Sweeping Generalization followed by Ad Hominem. The fact that one game is commercial and the other isn't is held up to claim every aspect of both games are completely different. This is followed by an underhanded insult; since Anaiah already compared the games, she is being discredited as crazy.
there has been a steady 200-300 players logging in every month for the past year. That's pretty impressive for a free mud, especially one that has been around, and has been free, since the 1990's.
Unsupported point.
It means there's no advertising budget to attract more players, and no investment into creating a big playerbase from the very beginning. That's something commercial games can do, that free games can't do.
Red Herring. The topic was retaining people who already found the game.
It is impressive that ANY free mud can have a steady playerbase of 200-300 people logging in at least once a month.
Argumentum ad nauseum and unsupported point.
They're not "failing to keep" 800 players. You don't know why 800 players are not playing Arm.
Red Herring. Not knowing why Arm failed to keep 800 players is irrelevant to if it happened.
There'd be nothing Arm could do to "keep" those players, therefore, they didn't "lose" them. They never captured them in the first place.
Equivocation. It is not necessary to "capture" someone in order to have them in your game and then fail to keep them there.

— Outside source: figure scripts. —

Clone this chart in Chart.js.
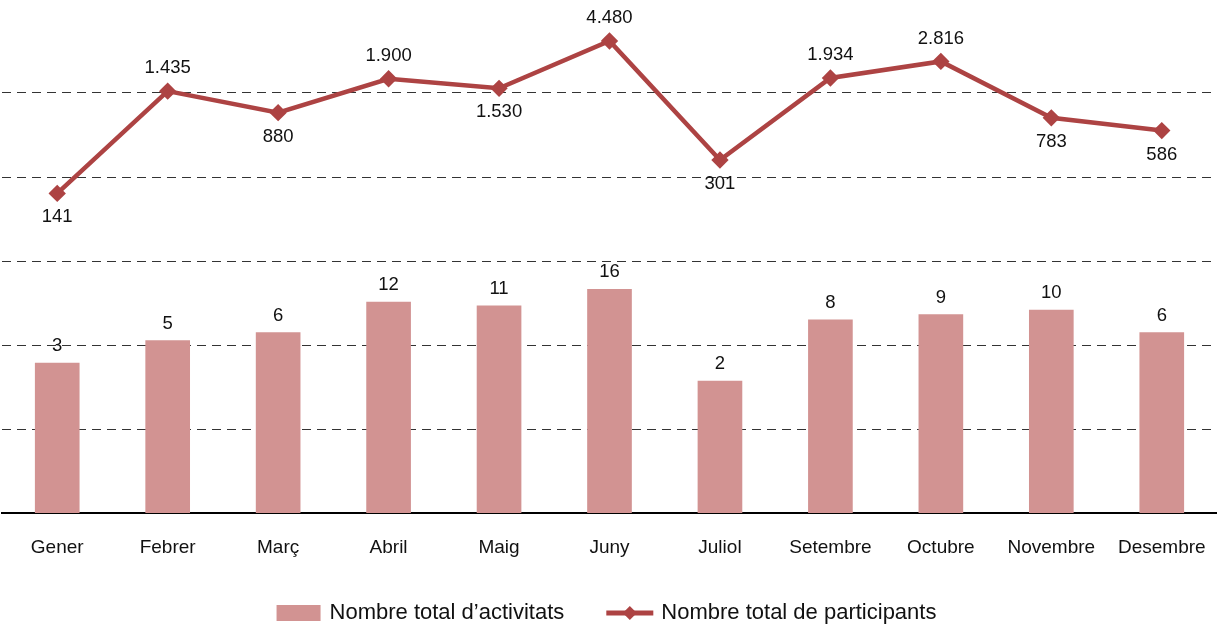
<!DOCTYPE html>
<html>
<head>
<meta charset="utf-8">
<style>
  html, body { margin: 0; padding: 0; background: #fff; }
  #wrap { width: 1217px; height: 626px; }
</style>
<script src="https://cdn.jsdelivr.net/npm/chart.js@4/dist/chart.umd.min.js"></script>
</head>
<body>
<div id="wrap"><canvas id="grafic" width="1217" height="626"></canvas></div>
<script>
// dades
const mesos = ['Gener', 'Febrer', 'Març', 'Abril', 'Maig', 'Juny', 'Juliol', 'Setembre', 'Octubre', 'Novembre', 'Desembre'];
const activitats = [3, 5, 6, 12, 11, 16, 2, 8, 9, 10, 6];
const participants = [141, 1435, 880, 1900, 1530, 4480, 301, 1934, 2816, 783, 586];
const nomActivitats = 'Nombre total d\u2019activitats';
const nomParticipants = 'Nombre total de participants';

const colorBarra = '#d29392';
const colorLinia = '#ad4343';
const font = '"Liberation Sans", Arial, Helvetica, sans-serif';

Chart.defaults.font.family = font;
Chart.defaults.font.size = 18;
Chart.defaults.color = '#111';

// format amb punt de milers
function fmt(n) {
  return n.toString().replace(/\B(?=(\d{3})+(?!\d))/g, '.');
}

// etiquetes de valors
const etiquetes = {
  id: 'etiquetes',
  afterDatasetsDraw(chart) {
    const ctx = chart.ctx;
    ctx.save();
    ctx.font = '18.5px ' + font;
    ctx.fillStyle = '#111';
    ctx.textAlign = 'center';
    ctx.textBaseline = 'middle';
    chart.getDatasetMeta(0).data.forEach((bar, i) => {
      ctx.fillText(fmt(activitats[i]), bar.x, bar.y - 17);
    });
    chart.getDatasetMeta(1).data.forEach((pt, i) => {
      const amunt = i > 0 && participants[i] > participants[i - 1];
      ctx.fillText(fmt(participants[i]), pt.x, pt.y + (amunt ? -23 : 24));
    });
    ctx.restore();
  }
};

// llegenda a mida
const llegenda = {
  id: 'llegenda',
  afterDraw(chart) {
    const ctx = chart.ctx;
    ctx.save();
    ctx.font = '22px ' + font;
    ctx.textBaseline = 'middle';
    const y = 613;
    const w1 = ctx.measureText(nomActivitats).width;
    const w2 = ctx.measureText(nomParticipants).width;
    const total = 44 + 9 + w1 + 42 + 47 + 8 + w2;
    let x = (chart.width - total) / 2 - 2;
    ctx.fillStyle = colorBarra;
    ctx.fillRect(x, y - 8, 44, 16);
    x += 53;
    ctx.fillStyle = '#111';
    ctx.fillText(nomActivitats, x, y);
    x += w1 + 42;
    ctx.strokeStyle = colorLinia;
    ctx.lineWidth = 5;
    ctx.beginPath();
    ctx.moveTo(x, y);
    ctx.lineTo(x + 47, y);
    ctx.stroke();
    ctx.fillStyle = colorLinia;
    ctx.beginPath();
    ctx.moveTo(x + 23.5, y - 7);
    ctx.lineTo(x + 30.5, y);
    ctx.lineTo(x + 23.5, y + 7);
    ctx.lineTo(x + 16.5, y);
    ctx.closePath();
    ctx.fill();
    x += 55;
    ctx.fillStyle = '#111';
    ctx.fillText(nomParticipants, x, y);
    ctx.restore();
  }
};

new Chart(document.getElementById('grafic'), {
  data: {
    labels: mesos,
    datasets: [{
      type: 'bar',
      label: nomActivitats,
      data: activitats,
      backgroundColor: colorBarra,
      barThickness: 44,
      yAxisID: 'y',
      order: 2
    }, {
      type: 'line',
      label: nomParticipants,
      data: participants,
      borderColor: colorLinia,
      backgroundColor: colorLinia,
      borderWidth: 4.5,
      pointStyle: 'rectRot',
      pointRadius: 5.5,
      tension: 0,
      yAxisID: 'y',
      order: 1
    }]
  },
  options: {
    responsive: false,
    animation: false,
    layout: { autoPadding: false, padding: { left: 2, right: -4, top: 9, bottom: 53 } },
    plugins: {
      legend: { display: false },
      tooltip: { enabled: false }
    },
    scales: {
      x: {
        offset: true,
        grid: { display: false },
        border: { display: true, color: '#000', width: 2 },
        ticks: { padding: 15, color: '#111', font: { size: 19 } },
        afterFit(scale) {
          scale.paddingLeft = 0;
          scale.paddingRight = 0;
          scale.height = 60;
        }
      },
      y: {
        type: 'logarithmic',
        display: false,
        min: 0.1,
        max: 9250
      },
      yg: {
        type: 'linear',
        position: 'left',
        min: 0,
        max: 6,
        ticks: { display: false, stepSize: 1 },
        border: { display: false, dash: [9, 6] },
        grid: {
          drawTicks: false,
          color: c => (c.tick.value > 0 && c.tick.value < 6) ? '#333' : 'rgba(0,0,0,0)',
          lineWidth: 1
        },
        afterFit(scale) {
          scale.width = 0;
        }
      }
    }
  },
  plugins: [etiquetes, llegenda]
});
</script>
</body>
</html>
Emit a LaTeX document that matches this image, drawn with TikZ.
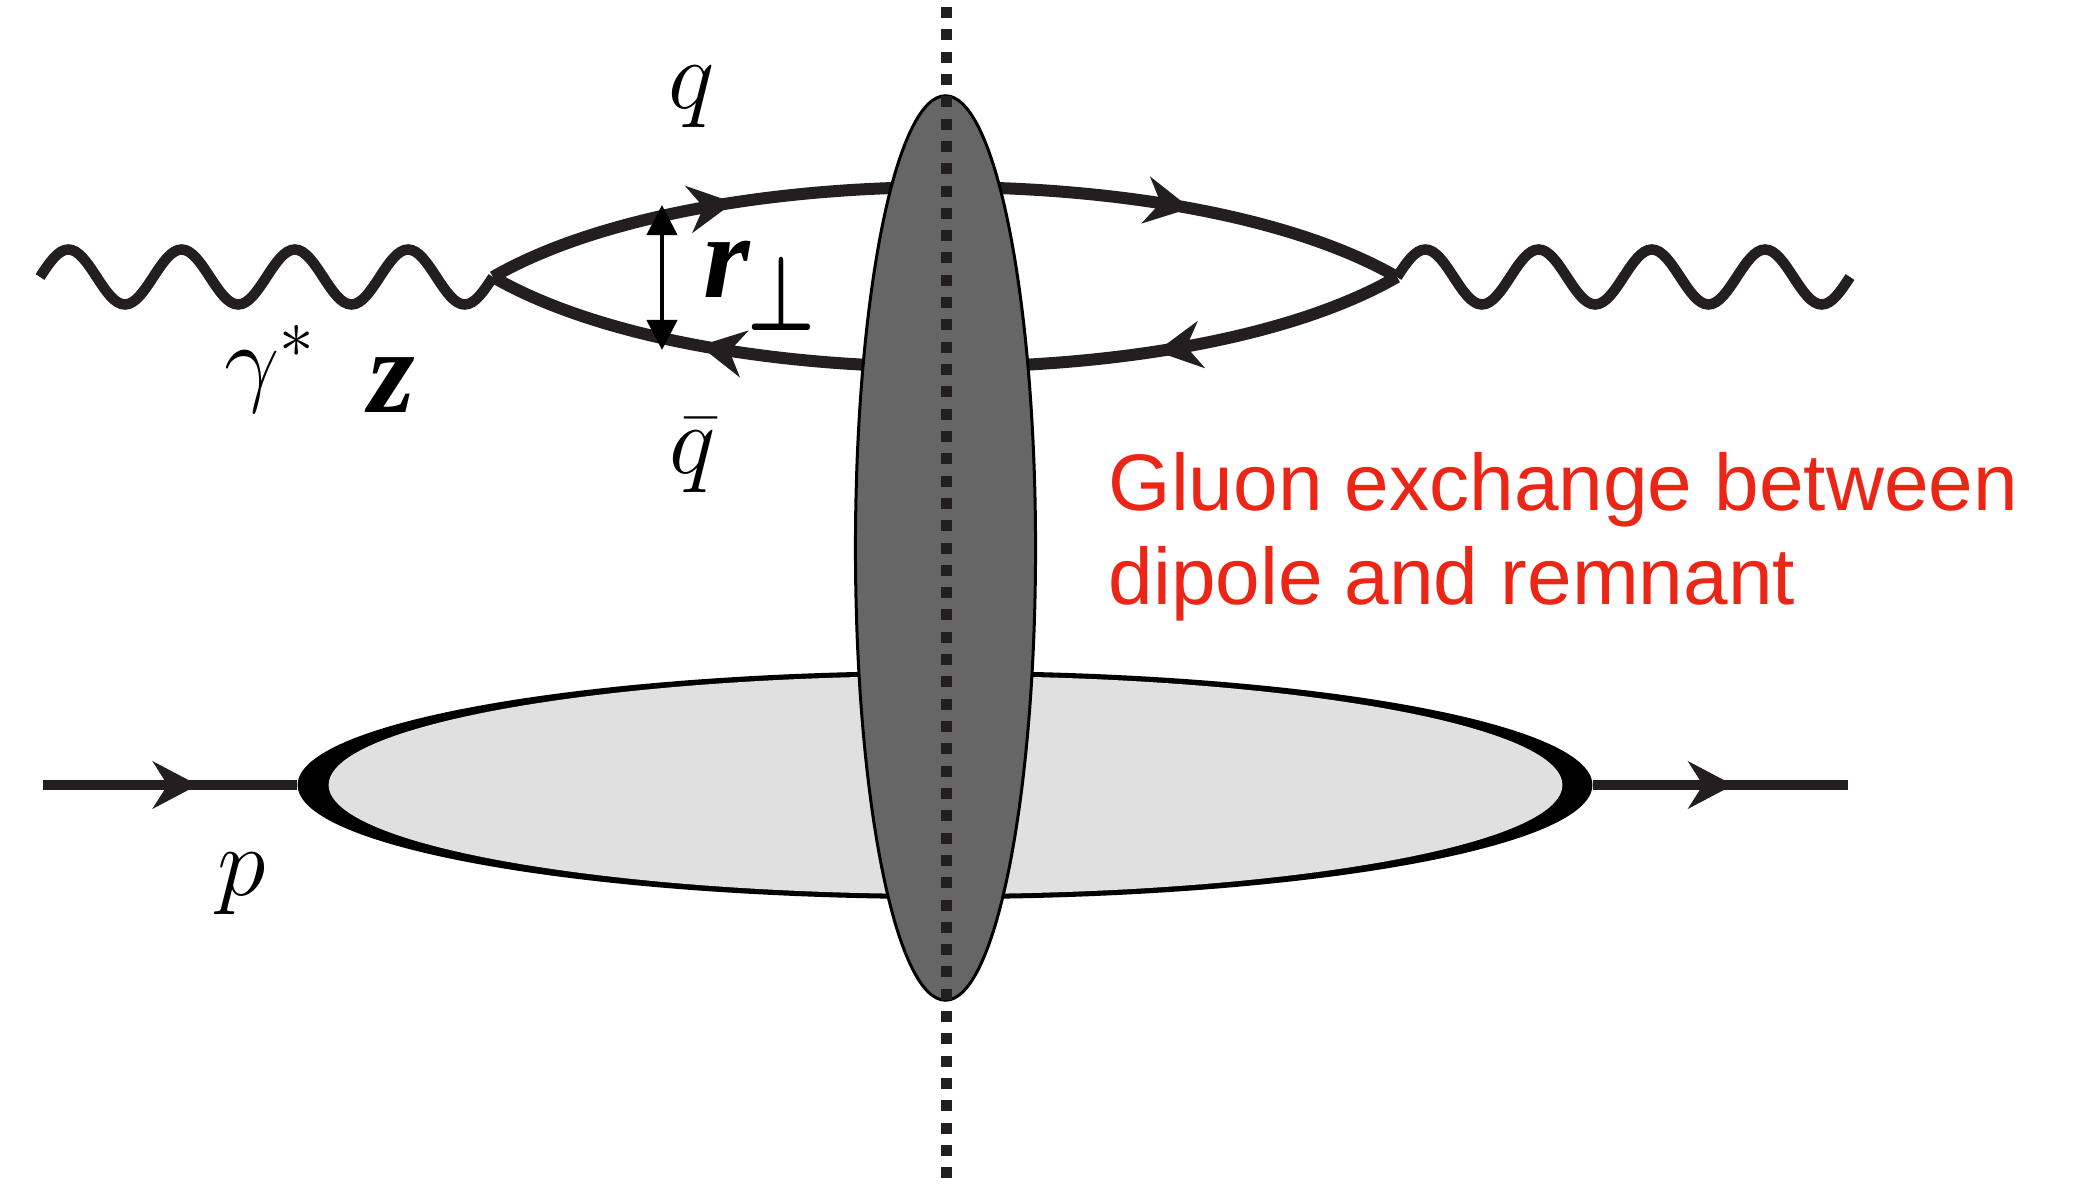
\RequirePackage{fix-cm}
\documentclass[tikz,border=0pt]{standalone}
\usepackage{amsmath,amssymb}
\usepackage{fontspec}
\newfontfamily\labelsans{Liberation Sans}
\newfontfamily\labelserif{Liberation Serif}
\usetikzlibrary{arrows.meta,positioning,shapes.geometric,decorations.markings}
\definecolor{ink}{RGB}{35,31,32}
\definecolor{gluonred}{RGB}{235,38,22}
\definecolor{cutgray}{RGB}{102,102,102}
\definecolor{blobgray}{RGB}{224,224,224}
\tikzset{
  x=0.01cm, y=0.01cm,
  qtip/.tip={Stealth[length=0.45cm,width=0.47cm]},
  tri/.tip={Triangle[length=0.3cm,width=0.3cm]},
  fermion/.style={draw=ink,line width=0.12cm,postaction={decorate},
    decoration={markings,
      mark=at position 0.272 with {\arrow{qtip}},
      mark=at position 0.765 with {\arrow{qtip}}}},
  photon/.style={draw=ink,line width=0.105cm},
  proton/.style={draw=ink,line width=0.1cm,postaction={decorate},
    decoration={markings,mark=at position #1 with {\arrow{qtip}}}},
  dipsize/.style={tri-tri,line width=0.045cm},
  mlab/.style={inner sep=0pt,font=\fontsize{28}{34}\selectfont},
  blab/.style={inner sep=0pt,font=\fontsize{34}{40}\selectfont\labelserif\bfseries\itshape},
  gluonnote/.style={inner sep=0pt,anchor=base west,text=gluonred,
    font=\fontsize{22.8}{27}\selectfont\labelsans},
  protonblob/.style={ellipse,inner sep=0pt},
  cutline/.style={draw=ink,line width=0.11cm,
    dash pattern=on 0.11cm off 0.113cm,dash phase=0.153cm},
}
\begin{document}
\begin{tikzpicture}
  \useasboundingbox (0,0) rectangle (2081,1184);
  % proton and remnant
  \node[protonblob,fill=black,minimum width=12.94cm,minimum height=2.28cm] (blob) at (945,399) {};
  \node[protonblob,fill=blobgray,minimum width=12.33cm,minimum height=2.18cm] (core) at (945.5,399) {};
  \coordinate (pL) at (43,399);
  \coordinate (pR) at (1848,399);
  \draw[proton=0.61] (pL) -- (blob.west);
  \draw[proton=0.55] (blob.east) -- (pR);
  % photon and dipole
  \coordinate (gL) at (40,907);
  \coordinate (vL) at (493,907);
  \coordinate (vR) at (1397,907);
  \draw[photon] (gL) \foreach \k in {1,...,4}{sin ++(28.3125,27.5) cos ++(28.3125,-27.5)
    sin ++(28.3125,-27.5) cos ++(28.3125,27.5)};
  \draw[photon] (vR) \foreach \k in {1,...,4}{sin ++(28.3125,27.5) cos ++(28.3125,-27.5)
    sin ++(28.3125,-27.5) cos ++(28.3125,27.5)};
  \draw[fermion] (vL) to[out=30,in=150,looseness=0.68] (vR);
  \draw[fermion] (vR) to[out=-150,in=-30,looseness=0.68] (vL);
  \coordinate (rT) at (662,979);
  \coordinate (rB) at (662,834);
  \draw[dipsize] (rT) -- (rB);
  % labels
  \node[mlab] (q) at (692,1087) {$q$};
  \node[mlab] (qbar) at (693,728) {$\bar{q}$};
  \node[mlab] (gam) at (270,815) {$\gamma^*$};
  \node[blab] (zlab) at (392,799) {z};
  \node[mlab] (plab) at (242,300) {$p$};
  \node[blab,anchor=base west] (rlab) at (703,886)
    {r\kern-0.03cm\raisebox{-0.32cm}{\fontsize{30}{36}\selectfont\scalebox{0.72}[1]{$\boldsymbol{\perp}$}}};
  \node[gluonnote] (gl1) at (1108,673) {Gluon exchange between};
  \node[gluonnote] (gl2) at (1108,580) {dipole and remnant};
  % cut through the exchange
  \node[protonblob,fill=cutgray,draw=black,line width=0.03cm,
    minimum width=1.8cm,minimum height=9.04cm] (cut) at (945.5,636) {};
  \coordinate (cT) at (946,1184);
  \coordinate (cB) at (946,0);
  \draw[cutline] (cT) -- (cB);
\end{tikzpicture}
\end{document}
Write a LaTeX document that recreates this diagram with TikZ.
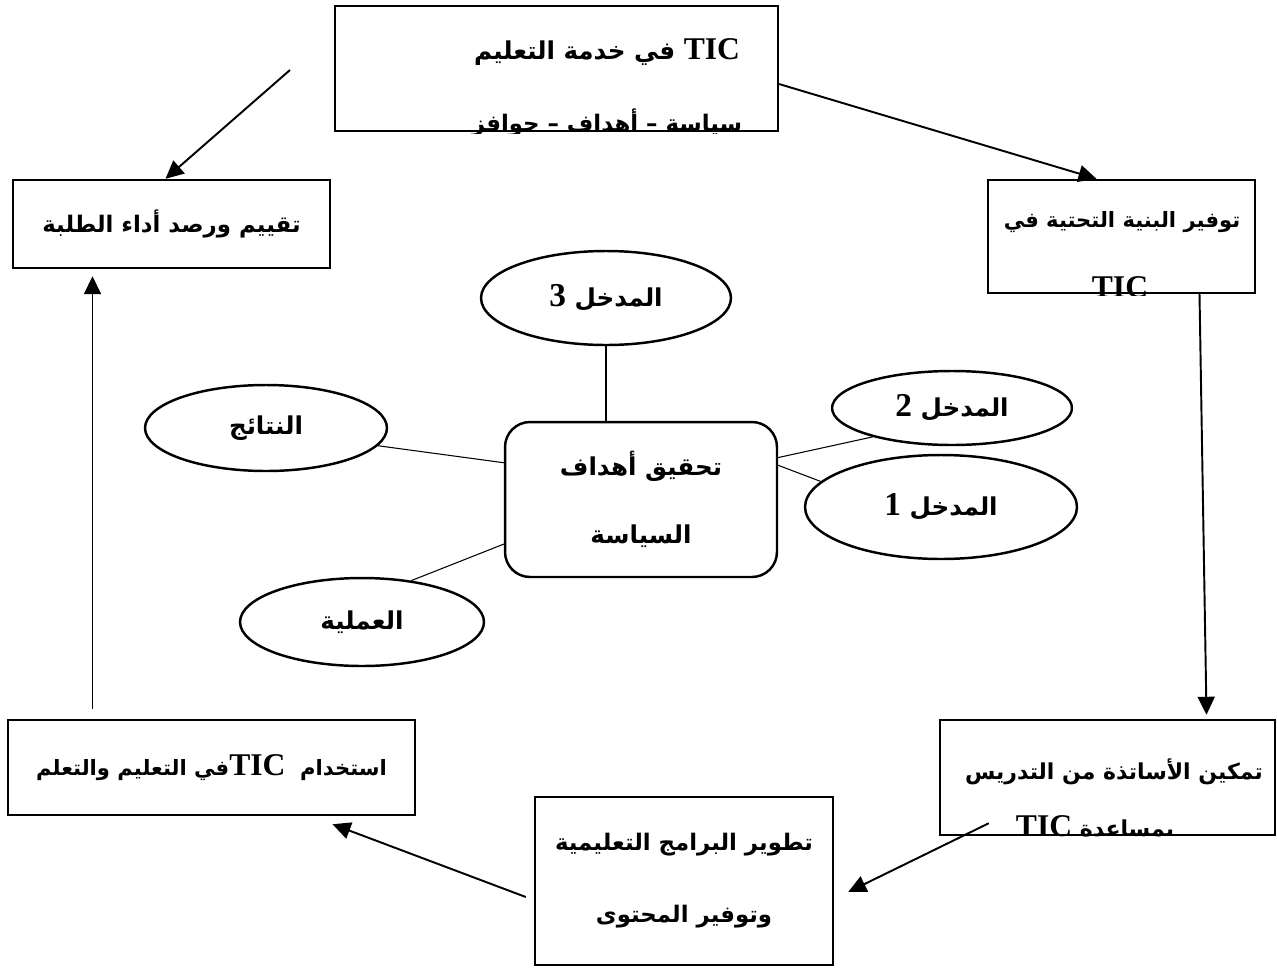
\documentclass[tikz,border=0pt]{standalone}
\usepackage{fontspec}
\usetikzlibrary{arrows.meta,calc,positioning,shapes.geometric}
\TeXXeTstate=1
\newfontfamily\arabicfont[Script=Arabic]{DejaVu Sans}
\newfontfamily\latinfont{Liberation Serif}
\newcommand{\tic}{\beginL{\latinfont\bfseries\fontsize{18}{18}\selectfont TIC}\endL}
\newcommand{\entryno}[1]{{\latinfont\bfseries\fontsize{19}{19}\selectfont #1}}

\begin{document}
\begin{tikzpicture}[
  x=0.02cm,y=-0.02cm,
  box/.style={draw,line width=1.4pt,rectangle,inner sep=0pt},
  goalbox/.style={box,rounded corners=0.5cm},
  entry/.style={draw,line width=1.4pt,ellipse,inner sep=0pt},
  arab/.style={font=\arabicfont\bfseries\fontsize{#1}{17}\selectfont,align=center},
  arab/.default=14,
  flow/.style={line width=1.1pt,-{Triangle[length=3.6mm,width=3.4mm]}},
  link/.style={line width=0.6pt}
]
  \useasboundingbox (0,0) rectangle (1277,970);

  % Policy box at the top; its second line runs under the frame.
  \begin{scope}
    \clip (333,4) rectangle (780,133);
    \node[arab] (topA) at (607,52) {\beginR\tic{} في خدمة التعليم\endR};
    \node[arab=13] (topB) at (607,123) {\beginR سياسة – أهداف – حوافز\endR};
  \end{scope}
  \node[box,minimum width=8.86cm,minimum height=2.5cm] (top) at (556.5,68.5) {};

  % Infrastructure and teacher boxes, also cut at the bottom.
  \begin{scope}
    \clip (986,178) rectangle (1257,295);
    \node[arab=12] (infraA) at (1122,222) {\beginR توفير البنية التحتية في\endR};
    \node[arab] (infraB) at (1120,287) {\beginR\tic\endR};
  \end{scope}
  \node[box,minimum width=5.34cm,minimum height=2.26cm] (infra) at (1121.5,236.5) {};

  \begin{scope}
    \clip (938,718) rectangle (1277,837);
    \node[arab=12.5] (enableA) at (1114,772) {\beginR تمكين الأساتذة من التدريس\endR};
    \node[arab=12.5] (enableB) at (1095,828) {\beginR بمساعدة \tic\endR};
  \end{scope}
  \node[box,minimum width=6.7cm,minimum height=2.3cm] (enable) at (1107.5,777.5) {};

  \node[box,arab=13,minimum width=6.34cm,minimum height=1.76cm] (evalbox) at (171.5,224)
    {\beginR تقييم ورصد أداء الطلبة\endR};
  \node[box,arab=12,minimum width=8.14cm,minimum height=1.9cm] (usebox) at (211.5,767.5)
    {\beginR استخدام\ \ \tic في التعليم والتعلم\endR};
  \node[box,arab=13,minimum width=5.96cm,minimum height=3.36cm] (devbox) at (684,881)
    {\beginR تطوير البرامج التعليمية\endR\\[24pt]\beginR وتوفير المحتوى\endR};

  % Central goal with its entries.
  \node[goalbox,arab,minimum width=5.44cm,minimum height=3.1cm] (goal) at (641,499.5)
    {\beginR تحقيق أهداف\endR\\[22pt]\beginR السياسة\endR};
  \node[entry,arab,minimum width=5cm,minimum height=1.88cm] (in3) at (606,298)
    {\beginR المدخل \entryno{3}\endR};
  \node[entry,arab,minimum width=4.8cm,minimum height=1.48cm] (in2) at (952,408)
    {\beginR المدخل \entryno{2}\endR};
  \node[entry,arab,minimum width=5.44cm,minimum height=2.08cm] (in1) at (941,507)
    {\beginR المدخل \entryno{1}\endR};
  \node[entry,arab,minimum width=4.84cm,minimum height=1.72cm] (results) at (266,428)
    {\beginR النتائج\endR};
  \node[entry,arab,minimum width=4.88cm,minimum height=1.76cm] (process) at (362,622)
    {\beginR العملية\endR};

  \draw[link] (in3.south) -- (in3.south |- goal.north);
  \draw[link] (results.-9) -- (goal.165);
  \draw[link] (process.40) -- (goal.198);
  \draw[link] (in2.200) -- (goal.17);
  \draw[link] (in1.168) -- (goal.14);

  % Outer cycle.
  \coordinate (topout) at (290,70);
  \draw[flow] (topout) -- ($(evalbox.north)+(-6,0)$);
  \draw[flow] (top.-4) -- ($(infra.north)+(-25,0)$);
  \draw[flow] ($(infra.south)+(78,0)$) -- ($(enable.north)+(99,-4)$);
  \draw[flow] ($(enable.south west)+(50,-13)$) -- ($(devbox.east)+(14,11)$);
  \draw[flow] ($(devbox.west)+(-8,16)$) -- ($(usebox.south)+(121,8)$);
  \draw[flow] ($(usebox.north)+(-119,-10)$) -- ($(evalbox.south)+(-79,7)$);
\end{tikzpicture}
\end{document}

Then there are players who simply moved on in life. Marriage, graduation from school, career, children, finding new hobbies. One would *hope* that Armageddon couldn't do anything to convince people to not do those things
Appeal To Morality and also a Red Herring. Whether or not Arm should keep those people is irrelevant to if it did keep them.
You're injecting some weird kind of expectation of macabre, possibly unhealthy loyalty to a text game that just really shouldn't exist.
Strawman Argument. I've given no indication about how much weight I believe people should give to playing Arm.
Your use of the phrase "failing to keep" is the disturbing part, because you are assuming that Armageddon had an obligation to keep 800 players.
Strawman Argument. I've spoken to the loss as a sign of poor conversion of new players to returning players, not a failure to meet obligations.